* [EXERCISE DETAILS] Set out every line bearing the string "with".

---*---

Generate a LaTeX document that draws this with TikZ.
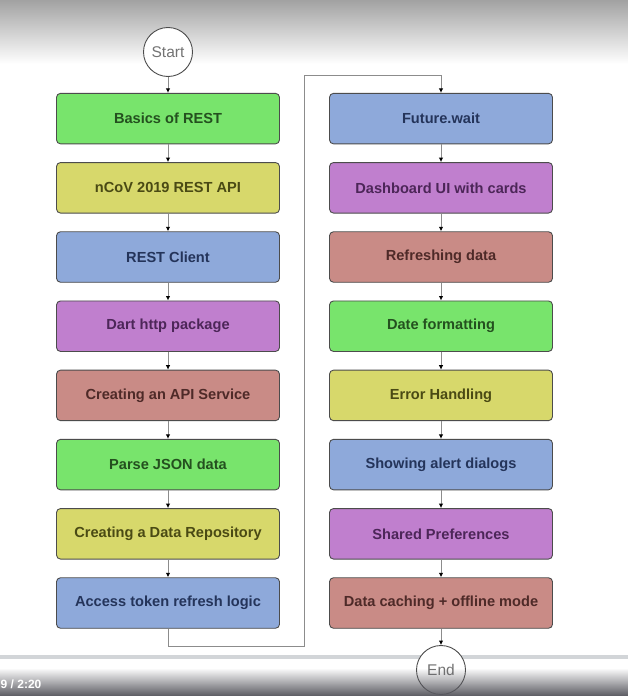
\documentclass[tikz,border=0pt]{standalone}
\usepackage{fontspec}
\setmainfont{Liberation Sans}
\newfontfamily\boxfont{Liberation Sans}
\usetikzlibrary{arrows.meta,fadings}
\definecolor{cgreen}{HTML}{78E46C}
\definecolor{cyellow}{HTML}{D7D86B}
\definecolor{cblue}{HTML}{8EA9DA}
\definecolor{cpurple}{HTML}{C07FCE}
\definecolor{cred}{HTML}{C98B86}
\definecolor{tgreen}{HTML}{24501F}
\definecolor{tyellow}{HTML}{4A4A14}
\definecolor{tblue}{HTML}{24345A}
\definecolor{tpurple}{HTML}{4C2658}
\definecolor{tred}{HTML}{4E2A28}
\definecolor{topgray}{HTML}{A2A2A2}
\definecolor{botgray}{HTML}{5A5A61}
\definecolor{bargray}{HTML}{D2D5D8}
\begin{document}
\begin{tikzpicture}[x=1pt,y=-1pt,
  stepbox/.style={draw=black!70, line width=0.9pt, rounded corners=4pt,
    minimum width=223pt, minimum height=50.5pt, inner sep=0pt,
    font=\boxfont\bfseries\fontsize{14.6}{17}\selectfont},
  gbox/.style={stepbox, fill=cgreen, text=tgreen},
  ybox/.style={stepbox, fill=cyellow, text=tyellow},
  bbox/.style={stepbox, fill=cblue, text=tblue},
  pbox/.style={stepbox, fill=cpurple, text=tpurple},
  rbox/.style={stepbox, fill=cred, text=tred},
  term/.style={circle, draw=black!70, fill=white, line width=0.9pt,
    minimum size=49pt, inner sep=0pt, text=black!55,
    font=\fontsize{15.5}{17}\selectfont},
  conn/.style={draw=black!45, line width=0.9pt,
    -{Latex[length=4.5pt,width=4.5pt,black]}}]
\useasboundingbox (0,0) rectangle (628,696);
\fill[white] (0,0) rectangle (628,696);
\shade[top color=topgray, bottom color=white] (0,0) rectangle (628,64);

% left column
\node[term] (start) at (168,52) {Start};
\node[gbox] (a1) at (168,118.6) {Basics of REST};
\node[ybox] (a2) at (168,187.8) {nCoV 2019 REST API};
\node[bbox] (a3) at (168,257.0) {REST Client};
\node[pbox] (a4) at (168,326.2) {Dart http package};
\node[rbox] (a5) at (168,395.4) {Creating an API Service};
\node[gbox] (a6) at (168,464.6) {Parse JSON data};
\node[ybox] (a7) at (168,533.8) {Creating a Data Repository};
\node[bbox] (a8) at (168,603.0) {Access token refresh logic};

% right column
\node[bbox] (b1) at (441,118.6) {Future.wait};
\node[pbox] (b2) at (441,187.8) {Dashboard UI with cards};
\node[rbox] (b3) at (441,257.0) {Refreshing data};
\node[gbox] (b4) at (441,326.2) {Date formatting};
\node[ybox] (b5) at (441,395.4) {Error Handling};
\node[bbox] (b6) at (441,464.6) {Showing alert dialogs};
\node[pbox] (b7) at (441,533.8) {Shared Preferences};
\node[rbox] (b8) at (441,603.0) {Data caching + offline mode};

\draw[conn] (start) -- (a1);
\draw[conn] (a1) -- (a2);
\draw[conn] (a2) -- (a3);
\draw[conn] (a3) -- (a4);
\draw[conn] (a4) -- (a5);
\draw[conn] (a5) -- (a6);
\draw[conn] (a6) -- (a7);
\draw[conn] (a7) -- (a8);

\coordinate (c1) at (304,646);
\coordinate (c2) at (304,75);
\draw[conn] (a8.south) |- (c1) -- (c2) -| (b1.north);

\draw[conn] (b1) -- (b2);
\draw[conn] (b2) -- (b3);
\draw[conn] (b3) -- (b4);
\draw[conn] (b4) -- (b5);
\draw[conn] (b5) -- (b6);
\draw[conn] (b6) -- (b7);
\draw[conn] (b7) -- (b8);

% video bar
\fill[bargray] (0,655) rectangle (628,659);
\node[term] (end) at (441,670) {End};
\draw[conn] (b8) -- (end);
\fill[botgray, path fading=north] (0,668) rectangle (628,696);
\node[anchor=west, text=white, inner sep=0pt, font=\bfseries\fontsize{12}{14}\selectfont] (time) at (0.5,684) {9 / 2:20};
\end{tikzpicture}
\end{document}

---*---

* [EXERCISE OUTPUT]
Generate a LaTeX document that draws this with TikZ.
\node[pbox] (b2) at (441,187.8) {Dashboard UI with cards};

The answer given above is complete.